Though officials do not anticipate that the public garden at 523 Hamilton St. has been similarly affected, the site will be closed May 14 to allow for a drilling machine to take samples.

Garden stakeholders were first informed about the testing in a May 6 letter written by Costa Mesa's public services director, Ernesto Munoz. City officials then distributed the letter Tuesday afternoon and posted it on the city's website.

The soil testing, paid for by the developer, is part of a required remediation process before any homes are built.

Munoz wrote that the drilling will take place in a few locations along the garden's eastern-most walkway — between rows of plots.

"There should not be any impact on your garden plots," Munoz wrote to garden users. "Upon completion of the work, the garden will be left in the same condition as it was prior to the work. We are asking for your cooperation in allowing us to close the garden for a day."

Though Munoz stressed that county health officials have no reason to believe that Hamilton's soil is contaminated, its users are "advised to consider the stated facts and to decide whether they want to continue use of their garden plots until the county makes a final determination."

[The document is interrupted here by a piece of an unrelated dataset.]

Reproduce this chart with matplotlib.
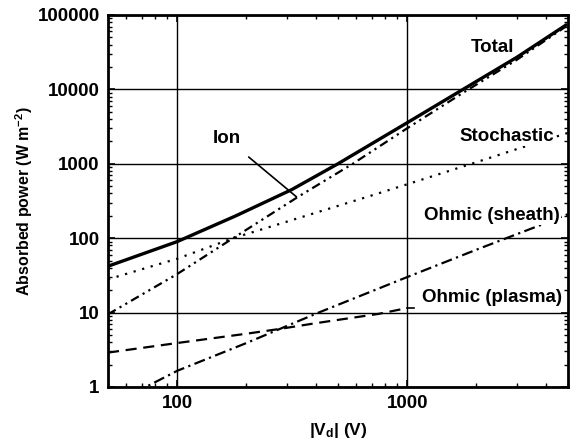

A public meeting about the testing is scheduled for 4 p.m. Monday in City Hall's Conference Room 1A, 77 Fair Drive. County health officials, representatives of the California Environmental Protection Agency and others will be on hand to answer questions.

Residents can also contact Anthony Martinez of the Orange County Health Care Agency at (714) 433-6011.

The Hamilton Community Garden has 42 parcels measuring about 8 by 7 feet. The garden is for Costa Mesa residents' personal use.